Why is the International Math Olympiad showing up in my feed?
For the first time ever, LLMs hit the gold standard at math's most prestigious competition

This week, news about the International Mathematical Olympiad (IMO) made headlines in the mainstream zeitgeist, something it’s rarely done before. If you hadn’t heard of it before, you’re not alone, even though it’s generally considered the most prestigious math competition in the world. Each year, countries send up to six participants to compete for gold, silver, or bronze medals. Participants must be under 20 years old and have not yet attended a university, and must make it through a grueling selection process that varies widely by country.
The competition itself is spread across two days, with contestants getting four-and-a-half hours each day to solve six total problems across geometry, number theory, algebra, and combinatorics. The IMO has a guiding principle that problems must be designed so anyone with “basic math knowledge can understand what's being asked”, which might sound manageable until you realize these aren't your typical math problems. Let’s take a look at a geometry problem from this year’s six IMO problems:
Let Ω and Γ be circles with centres M and N, respectively, such that the radius of Ω is less than the radius of Γ. Suppose circles Ω and Γ intersect at two distinct points A and B. Line MN intersects Ω at C and Γ at D, such that points C, M, N and D lie on the line in that order. Let P be the circumcentre of triangle ACD. Line AP intersects Ω again at E ̸= A. Line AP intersects Γ again at F ̸= A. Let H be the orthocentre of triangle PMN. Prove that the line through H parallel to AP is tangent to the circumcircle of triangle BEF.

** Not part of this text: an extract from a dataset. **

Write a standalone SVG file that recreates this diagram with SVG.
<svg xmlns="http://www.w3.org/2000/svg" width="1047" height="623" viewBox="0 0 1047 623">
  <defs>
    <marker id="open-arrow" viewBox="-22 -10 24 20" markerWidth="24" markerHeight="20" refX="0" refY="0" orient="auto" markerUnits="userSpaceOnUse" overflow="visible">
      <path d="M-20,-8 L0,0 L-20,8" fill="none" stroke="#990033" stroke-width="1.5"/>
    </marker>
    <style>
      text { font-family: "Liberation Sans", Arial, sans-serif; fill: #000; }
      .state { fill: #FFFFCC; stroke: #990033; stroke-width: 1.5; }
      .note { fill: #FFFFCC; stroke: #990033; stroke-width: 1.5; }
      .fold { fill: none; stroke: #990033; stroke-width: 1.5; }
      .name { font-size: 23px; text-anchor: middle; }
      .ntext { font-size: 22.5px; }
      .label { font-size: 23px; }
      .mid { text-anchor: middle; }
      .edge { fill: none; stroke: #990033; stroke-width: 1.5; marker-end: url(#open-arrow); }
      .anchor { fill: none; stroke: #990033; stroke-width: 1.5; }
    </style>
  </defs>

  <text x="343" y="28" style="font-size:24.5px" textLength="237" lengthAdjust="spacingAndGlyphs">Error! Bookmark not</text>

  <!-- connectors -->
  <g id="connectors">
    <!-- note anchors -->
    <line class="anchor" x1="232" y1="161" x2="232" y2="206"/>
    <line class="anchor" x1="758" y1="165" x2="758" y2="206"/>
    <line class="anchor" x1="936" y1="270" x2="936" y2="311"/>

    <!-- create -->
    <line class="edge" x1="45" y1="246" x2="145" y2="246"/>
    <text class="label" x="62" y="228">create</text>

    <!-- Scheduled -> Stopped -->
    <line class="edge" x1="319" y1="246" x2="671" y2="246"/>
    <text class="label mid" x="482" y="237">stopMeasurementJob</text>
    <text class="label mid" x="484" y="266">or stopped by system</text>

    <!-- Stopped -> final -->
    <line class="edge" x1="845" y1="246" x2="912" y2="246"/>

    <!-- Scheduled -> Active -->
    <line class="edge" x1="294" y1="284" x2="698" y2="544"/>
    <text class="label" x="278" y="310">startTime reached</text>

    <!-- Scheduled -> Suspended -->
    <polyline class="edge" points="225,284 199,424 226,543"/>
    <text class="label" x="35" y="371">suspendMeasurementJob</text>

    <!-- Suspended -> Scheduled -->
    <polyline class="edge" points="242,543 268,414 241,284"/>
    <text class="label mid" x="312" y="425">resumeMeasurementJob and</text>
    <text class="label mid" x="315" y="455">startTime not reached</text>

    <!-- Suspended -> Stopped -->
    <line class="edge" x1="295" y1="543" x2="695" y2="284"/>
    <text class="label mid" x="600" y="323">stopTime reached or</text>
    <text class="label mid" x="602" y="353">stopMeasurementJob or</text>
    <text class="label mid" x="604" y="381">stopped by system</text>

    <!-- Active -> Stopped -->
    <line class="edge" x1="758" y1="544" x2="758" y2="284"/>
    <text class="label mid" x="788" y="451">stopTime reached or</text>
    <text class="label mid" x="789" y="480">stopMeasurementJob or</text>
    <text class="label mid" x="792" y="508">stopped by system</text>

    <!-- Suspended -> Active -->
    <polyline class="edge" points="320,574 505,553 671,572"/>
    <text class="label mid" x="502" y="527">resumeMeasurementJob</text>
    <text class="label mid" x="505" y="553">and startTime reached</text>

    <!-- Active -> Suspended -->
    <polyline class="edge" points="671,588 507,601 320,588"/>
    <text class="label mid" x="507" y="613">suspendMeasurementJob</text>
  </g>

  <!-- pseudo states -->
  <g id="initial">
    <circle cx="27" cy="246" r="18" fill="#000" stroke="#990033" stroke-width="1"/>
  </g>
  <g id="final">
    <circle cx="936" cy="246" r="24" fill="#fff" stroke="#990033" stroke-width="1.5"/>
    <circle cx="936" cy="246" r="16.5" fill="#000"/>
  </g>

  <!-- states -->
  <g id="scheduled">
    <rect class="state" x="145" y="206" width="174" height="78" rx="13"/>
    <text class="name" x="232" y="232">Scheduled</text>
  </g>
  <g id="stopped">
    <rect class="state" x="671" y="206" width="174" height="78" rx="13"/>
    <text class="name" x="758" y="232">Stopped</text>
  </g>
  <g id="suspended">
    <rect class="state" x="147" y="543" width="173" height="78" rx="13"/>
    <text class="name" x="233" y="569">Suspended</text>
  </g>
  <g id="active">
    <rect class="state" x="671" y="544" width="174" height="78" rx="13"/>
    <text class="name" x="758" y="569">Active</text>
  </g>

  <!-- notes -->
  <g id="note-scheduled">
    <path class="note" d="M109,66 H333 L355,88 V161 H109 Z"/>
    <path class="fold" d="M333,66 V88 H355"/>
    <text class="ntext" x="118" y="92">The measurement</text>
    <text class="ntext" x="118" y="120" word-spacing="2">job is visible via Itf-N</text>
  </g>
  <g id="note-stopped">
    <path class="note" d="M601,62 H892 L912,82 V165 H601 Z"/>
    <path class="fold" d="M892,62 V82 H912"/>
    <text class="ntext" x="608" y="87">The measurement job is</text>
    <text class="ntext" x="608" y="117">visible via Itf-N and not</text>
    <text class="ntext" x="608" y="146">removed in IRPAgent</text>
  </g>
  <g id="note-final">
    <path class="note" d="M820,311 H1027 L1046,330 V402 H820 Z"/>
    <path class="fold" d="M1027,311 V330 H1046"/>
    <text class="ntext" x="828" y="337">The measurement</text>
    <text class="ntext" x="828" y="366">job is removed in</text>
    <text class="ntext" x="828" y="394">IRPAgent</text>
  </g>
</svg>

When I was around 10 years old, I attended a math camp. I don’t know if I was selected by my school or if my parents paid for the thing, but all I remember learning and being really excited about was a Dukes of Hazard-themed problem with multiple steps that produced the result “6045508”. When you turned your calculator upside down, that number spelled “BOSSHOG”. So it should not surprise you that the only thing I understand from the IMO problems is that I wouldn’t get remotely close to getting one correct. (Note: the above geometry problem is problem #2 of 6, and each get progressively harder.)
The 2025 Competition
This year’s competition saw 630 students from 110 countries; with 67 of those students winning a gold by solving at least 5 of the 6 problems. But there were two other participants this year to take on the challenge: though not officially competing, OpenAI and Google’s DeepMind gained special permission from the IMO to let unreleased models work through the same problems under similar constraints.

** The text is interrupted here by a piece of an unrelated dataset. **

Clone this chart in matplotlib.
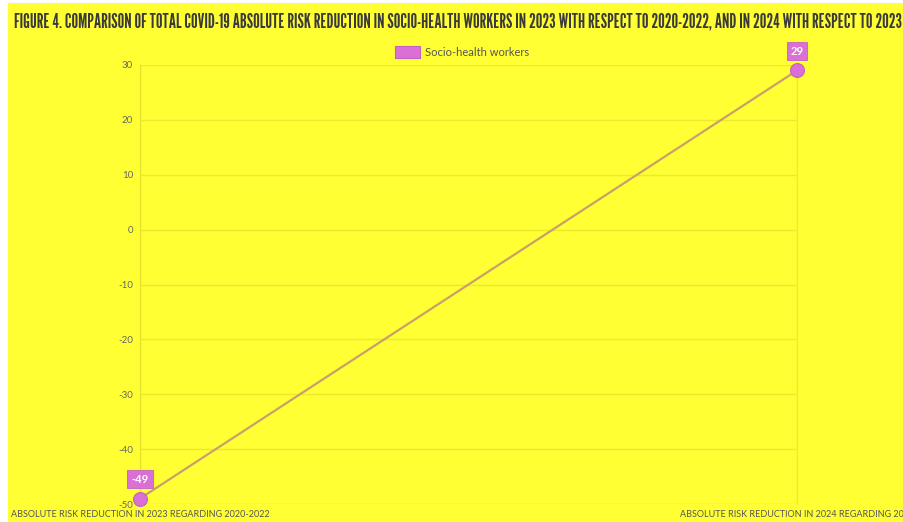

The result? Both systems achieved gold medal performance1, answering 5 of 6 questions correctly. What makes this interesting isn't that AI can solve these problems, but how it's doing it. Both OpenAI and DeepMind claim to have done so with generalized deep reasoning models that were not specifically trained for the competition. And, they used no external tools, calculators, no code interpreters, no formal verification systems. Just sustained creative thinking and reasoning in natural language with thought processes that lasted hours. That's significant because it suggests we're beginning to see genuine mathematical understanding in LLMs, rather than computational shortcuts or pattern matching on things its already seen.
What caught the attention of IMO graders wasn't just that the AI systems got the right answers, but how they presented their solutions:
"We can confirm that Google DeepMind has reached the much-desired milestone, earning 35 out of a possible 42 points — a gold medal score. Their solutions were astonishing in many respects. IMO graders found them to be clear, precise and most of them easy to follow." - IMO President Prof. Dr. Gregor Dolinar2
Just to give you an idea of how fast this is advancing, last year at the 2024 competition, two DeepMind models required experts to first translate the 6 problems from natural language into “domain-specific” languages to help the models understand the task. It still took two to three days of computation to get results, and even then it only correctly answered 4 problems. An advanced version of Gemini Deep Think, the model used in this year’s competition, did it all using natural language within the 4.5 hour time limit.
Of course as with anything like this there is controversy, especially around the claims that the LLMs didn’t game this in some way, or on the topic of what constitutes “fair play”. After all, the students are only allowed pen and paper. They can’t communicate with each other or with coaches. They have a psyche that can become overwhelmed, mental stamina that drains as the hours drag on. They get frustrated when they’re stumped, and as the clock ticks down, they may get sloppy with their results in a panicked rush. None of this really affects the machine. It doesn’t get impatient. It doesn’t know how to worry. It doesn’t feel the weight of representing an entire country.
And so while debates around fair play may live on, we should actually look at it from a different angle: high school students with limited resources score just as well as world class large language models that have seemingly infinite advantages and resources. Maybe the true gift of the models’ successes in the IMO is appreciating how extraordinary the human mind has been all along.
—
By the way, if you’re curious to see the proof Open AI’s model came up with for problem #2, have at it: https://github.com/aw31/openai-imo-2025-proofs/blob/main/problem_2.txt
Despite what you may have read in some outlets, they were not awarded gold medals, but achieved a score that met the threshold required for gold, scoring at least 35 points out of 42.